Geological Kinship and Resistance with CAVE BUREAU
28 October 2021 | 6.30pm
Online via Zoom
Part of Re-possession, International Lecture Series 2021-22
‘Un Mundo Donde Quepan Muchos Mundos’
‘For a world in which many worlds fit’
Zapatista Army of National Liberation
Carrying the common wind of last year’s Co-liberation series from the School of Architecture, this year we look to inhabit and expand the idea of “Re-possession”.
We see possession as relating to oneself and one's place. It is both material and ethereal. It can be reclaimed and reoriented. In the spirit of social movements that seek to both take back and push forward, we refer to repossession as the struggle for an emancipated ownership: an object, state or practice of (re)produced belonging, felt as equally outward and inward, reciprocally individual and collective. It is a challenge to property : permeable and responsive to both belonging and unbelonging.
Over the course of the series we will reach into and out from the earth and the body. We will begin by excavating the relationships between geological, decolonial, and architectural practices, before exploring corporeal acts and atmospheres, somatic limitations and horizons, and the embodiment and enactment of emancipated selves and spaces. We will trace the lines that are drawn to oppress, extract and eliminate, but we will also outline the interdependencies that can unsettle colonial logic.

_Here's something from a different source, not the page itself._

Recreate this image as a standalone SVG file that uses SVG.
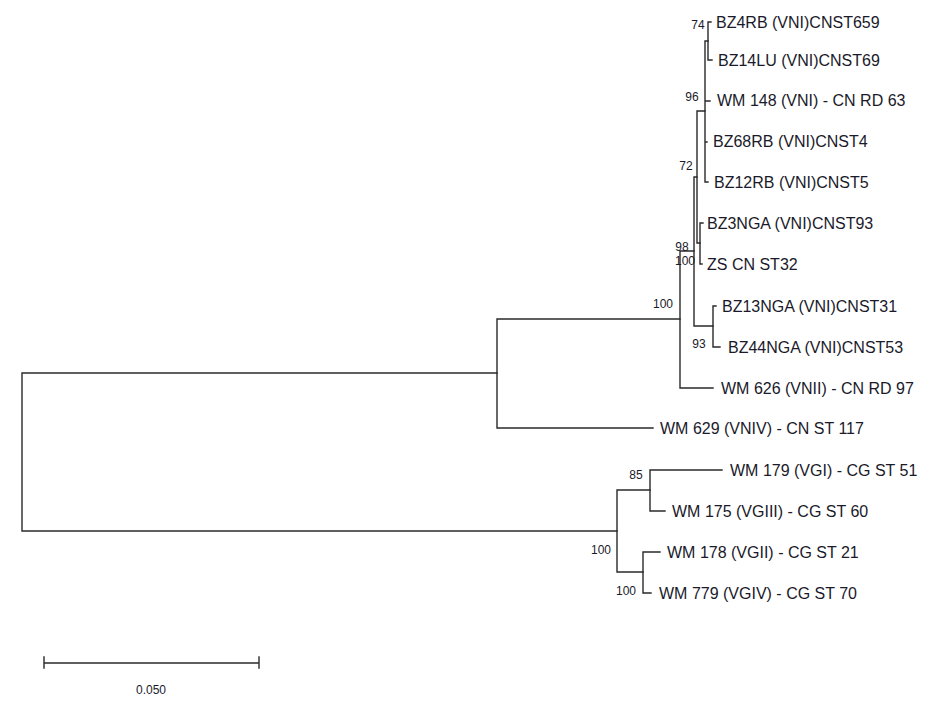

With these discussions we seek a practice that can harness the moments and movements that both shape space and strengthen struggle. We also nurture an intentional community, situated in the affordances of now and grasping towards a possible future. By mapping emancipatory routes between ground and horizon, we aim to “get to the heart of the matter”: to stretch out and open up where it meets, holds, and forms us, and to foreground the ideas and artefacts that build memory, militancy, solidarity, imagination, and action otherwise.
CAVE BUREAU
Cave Bureau look for sensitive ways to decode the pre- and post-colonial conditions of the city. Weaving geological, anthropological, territorial, curatorial and architectural knowledges together, they search for holistic modes of inquiry that can redefine “being and time” at a range of scales. Cave was founded in Nairobi by architects Stella Mutegi and Kabage Karanja, both of whom will be joining us for our inaugural lecture on Repossession at the RCA School of Architecture. This will be followed by a conversation with Charlotte Grace and Dubravka Sekulić, co-conveners of the series, in which the concept of geological kinship will be read in relation to other localities and temporalities.